Storage and controls can buy more flexibility than brute-force plant growth alone
Not every problem needs a much bigger generator. In many cases, storage and better controls create cleaner growth paths for pulsed or variable high-demand loads.
The best margin is the margin protected early
Extra service drops, cooling routes, and electrical flexibility look boring at delivery and extremely valuable a decade later when the ship is asked to host a much more demanding combat stack.
Move the sliders based on the warship environment you want to test. Higher radar demand, higher EW demand, stronger interest in directed energy, tighter ship margins, and more concern about heat rejection will change which upgrades matter first.
How to read the score
- Higher radar and heat pressure usually push generation margin and cooling upgrades to the top first.

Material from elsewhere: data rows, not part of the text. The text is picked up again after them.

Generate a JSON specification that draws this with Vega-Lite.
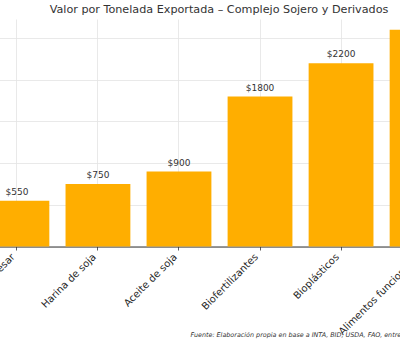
{
  "$schema": "https://vega.github.io/schema/vega-lite/v6.json",
  "autosize": {"type": "none"},
  "width": 400,
  "height": 227.5,
  "padding": {"left": 0, "right": 0, "top": 19, "bottom": 96.5},
  "background": "white",
  "title": {
    "text": "Valor por Tonelada Exportada – Complejo Sojero y Derivados",
    "font": "DejaVu Sans",
    "fontSize": 11.2,
    "fontWeight": "normal",
    "color": "#333333",
    "anchor": "middle",
    "dx": 19,
    "offset": 2
  },
  "data": {
    "values": [
      {"producto": "Soja sin procesar", "valor": 550},
      {"producto": "Harina de soja", "valor": 750},
      {"producto": "Aceite de soja", "valor": 900},
      {"producto": "Biofertilizantes", "valor": 1800},
      {"producto": "Bioplásticos", "valor": 2200},
      {"producto": "Alimentos funcionales", "valor": 2600}
    ]
  },
  "encoding": {
    "x": {
      "field": "producto",
      "type": "nominal",
      "sort": null,
      "scale": {"range": [-39, 478], "paddingInner": 0.2, "paddingOuter": 0.29},
      "axis": {
        "title": "Fuente: Elaboración propia en base a INTA, BID, USDA, FAO, entre otros.",
        "titleFont": "DejaVu Sans",
        "titleFontSize": 6.4,
        "titleFontStyle": "italic",
        "titleFontWeight": "normal",
        "titleColor": "#333333",
        "titleAlign": "left",
        "titleAnchor": "start",
        "titleAngle": 0,
        "titleBaseline": "middle",
        "titleX": 190,
        "titleY": 87.5,
        "labelAngle": -45,
        "labelAlign": "right",
        "labelBaseline": "bottom",
        "labelFont": "DejaVu Sans",
        "labelFontSize": 10,
        "labelColor": "#262626",
        "labelPadding": 8.5,
        "bandPosition": 0.5,
        "grid": true,
        "gridColor": "#e3e3e3",
        "gridWidth": 0.8,
        "domainColor": "#333333",
        "domainWidth": 1,
        "tickColor": "#333333",
        "tickSize": 3.5,
        "tickWidth": 0.8,
        "labelOverlap": false
      }
    },
    "y": {
      "field": "valor",
      "type": "quantitative",
      "scale": {"domain": [0, 2730], "nice": false},
      "axis": {
        "title": null,
        "values": [0, 500, 1000, 1500, 2000, 2500],
        "labels": false,
        "ticks": false,
        "domain": false,
        "grid": true,
        "gridColor": "#e3e3e3",
        "gridWidth": 0.8
      }
    }
  },
  "layer": [
    {"mark": {"type": "bar", "color": "#FFAE00"}},
    {
      "mark": {"type": "text", "baseline": "bottom", "dy": -4, "font": "DejaVu Sans", "fontSize": 9, "color": "#333333"},
      "encoding": {"text": {"field": "valor", "type": "quantitative", "format": "$d"}}
    }
  ],
  "config": {"view": {"stroke": null}}
}
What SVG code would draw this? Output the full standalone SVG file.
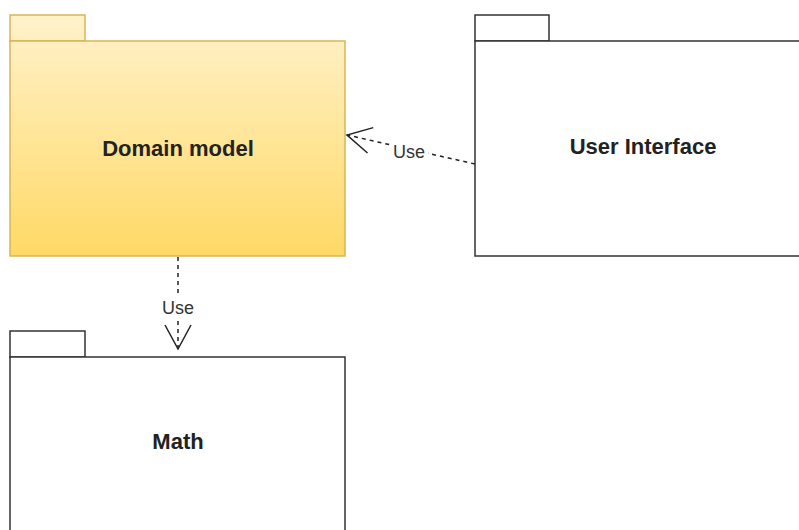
<svg xmlns="http://www.w3.org/2000/svg" width="799" height="530" viewBox="0 0 799 530">
<style>
.pkg{fill:#ffffff;stroke:#333333;stroke-width:1.5}
.dom{fill:url(#yel);stroke:#d6b656;stroke-width:1.5}
.lbl{font-family:"Liberation Sans",Arial,sans-serif;font-weight:bold;font-size:22px;fill:#222222;text-anchor:middle}
.elbl{font-family:"Liberation Sans",Arial,sans-serif;font-size:18px;fill:#333333;text-anchor:middle}
.edge{fill:none;stroke:#222222;stroke-width:1.5;stroke-dasharray:4 4}
</style>
<defs>
<linearGradient id="yel" gradientUnits="userSpaceOnUse" x1="0" y1="15" x2="0" y2="256">
<stop offset="0" stop-color="#fff2cc"/>
<stop offset="1" stop-color="#ffd966"/>
</linearGradient>
<marker id="open" markerUnits="userSpaceOnUse" markerWidth="28" markerHeight="30" viewBox="0 0 28 30" refX="25" refY="15" orient="auto" overflow="visible">
<path d="M1,2 L25,15 L1,28" fill="none" stroke="#222222" stroke-width="1.5"/>
</marker>
</defs>
<rect width="799" height="530" fill="#ffffff"/>
<g id="domain-model">
<rect class="dom" x="10" y="15" width="75" height="26"/>
<rect class="dom" x="10" y="41" width="335" height="215"/>
<text class="lbl" x="178" y="156">Domain model</text>
</g>
<g id="user-interface">
<rect class="pkg" x="475" y="15" width="74" height="26"/>
<rect class="pkg" x="475" y="41" width="340" height="215"/>
<text class="lbl" x="643" y="154">User Interface</text>
</g>
<g id="math">
<rect class="pkg" x="10" y="331" width="75" height="26"/>
<rect class="pkg" x="10" y="357" width="335" height="190"/>
<text class="lbl" x="178" y="449">Math</text>
</g>
<g id="connectors">
<path class="edge" d="M475,164 L347,135" marker-end="url(#open)"/>
<rect x="390" y="140" width="38" height="22" fill="#ffffff"/>
<text class="elbl" x="409" y="158">Use</text>
<path class="edge" d="M178,257 L178,349" marker-end="url(#open)"/>
<rect x="159" y="296" width="38" height="22" fill="#ffffff"/>
<text class="elbl" x="178" y="314">Use</text>
</g>
</svg>
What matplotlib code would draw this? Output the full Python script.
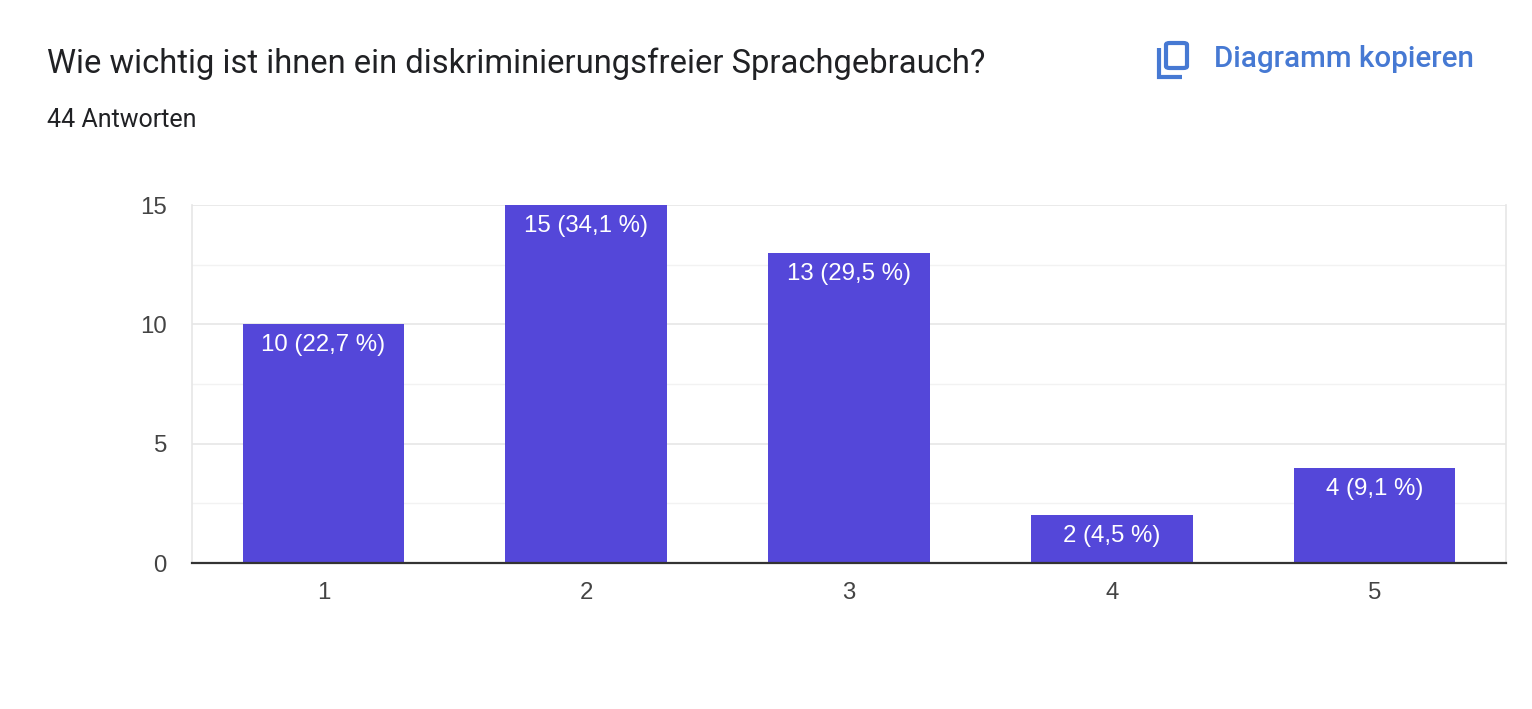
import matplotlib
matplotlib.use("Agg")
import matplotlib.pyplot as plt
from matplotlib.patches import FancyBboxPatch
from matplotlib.lines import Line2D

plt.rcParams['font.family'] = ['Roboto', 'DejaVu Sans']

# data
categories = [1, 2, 3, 4, 5]
counts = [10, 15, 13, 2, 4]
labels = ["10 (22,7 %)", "15 (34,1 %)", "13 (29,5 %)", "2 (4,5 %)", "4 (9,1 %)"]
yticks = [0, 5, 10, 15]

title = "Wie wichtig ist ihnen ein diskriminierungsfreier Sprachgebrauch?"
subtitle = "44 Antworten"
copy_text = "Diagramm kopieren"

W, H = 1532, 709
fig = plt.figure(figsize=(W / 100, H / 100), dpi=100)
fig.patch.set_facecolor("white")

ax = fig.add_axes([192 / W, 1 - 563 / H, (1506 - 192) / W, (563 - 205) / H])

chart_font = ['Liberation Sans', 'DejaVu Sans']
bar_color = "#5447d9"
bars = ax.bar(categories, counts, width=0.615, color=bar_color, zorder=3)
for b, lab in zip(bars, labels):
    ax.text(b.get_x() + b.get_width() / 2, b.get_height() - 0.42, lab,
            ha="center", va="top", color="white", fontsize=17.3,
            family=chart_font, zorder=4)

ax.set_xlim(0.5, 5.5)
ax.set_ylim(0, 15)
ax.set_xticks(categories)
ax.set_yticks(yticks)
ax.set_yticks([2.5, 7.5, 12.5], minor=True)
ax.tick_params(axis="both", length=0, labelsize=17.3, colors="#444444")
ax.tick_params(axis="y", pad=18)
ax.tick_params(axis="x", pad=14)
ax.tick_params(axis="y", which="minor", length=0)
for t in ax.get_xticklabels() + ax.get_yticklabels():
    t.set_family(chart_font)
ax.grid(axis="y", which="major", color="#e6e6e6", linewidth=1.2, zorder=0)
ax.grid(axis="y", which="minor", color="#f2f2f2", linewidth=1.0, zorder=0)
for side in ["left", "right"]:
    ax.spines[side].set_color("#e6e6e6")
    ax.spines[side].set_linewidth(1.2)
ax.spines["top"].set_visible(False)
ax.spines["bottom"].set_color("#333333")
ax.spines["bottom"].set_linewidth(1.6)
ax.spines["bottom"].set_zorder(5)

# header
fig.text(47 / W, 1 - 64 / H, title, fontsize=23.6, color="#202124", va="center", ha="left")
fig.text(47 / W, 1 - 120 / H, subtitle, fontsize=18, color="#202124", va="center", ha="left")

blue = "#4679d3"
fig.text(1214 / W, 1 - 59 / H, copy_text, fontsize=21.3, color=blue, va="center", ha="left",
         fontweight="medium")

# copy icon
fig.add_artist(FancyBboxPatch((1166 / W, 1 - 68 / H), 21 / W, 25 / H,
                              boxstyle="round,pad=0,rounding_size=0.0025",
                              transform=fig.transFigure, fill=False,
                              edgecolor=blue, linewidth=3.0))
fig.add_artist(Line2D([1158.5 / W, 1158.5 / W, 1182 / W], [1 - 48 / H, 1 - 76.5 / H, 1 - 76.5 / H],
                      transform=fig.transFigure, color=blue, linewidth=3.0,
                      solid_capstyle="butt", solid_joinstyle="miter"))

fig.savefig("out.png", dpi=100, facecolor="white")
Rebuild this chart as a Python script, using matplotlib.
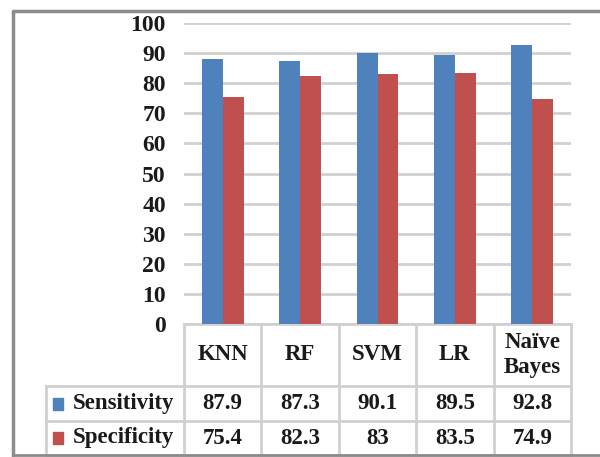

- Higher laser pressure usually raises energy storage and integrated power architecture because pulsed loads are harder to absorb cleanly with conventional arrangements alone.
- Tighter existing margins usually make early protected services and flexible distribution more valuable because every future modernization becomes more painful otherwise.
The strongest practical lesson is that future warship power competition will probably be decided long before a laser or new radar is bolted on. Ships that preserve margin, improve controls, expand thermal capacity, and add storage or integrated power logic will have a much easier time absorbing later combat-system growth than ships that try to solve each new demand as a one-off engineering exception.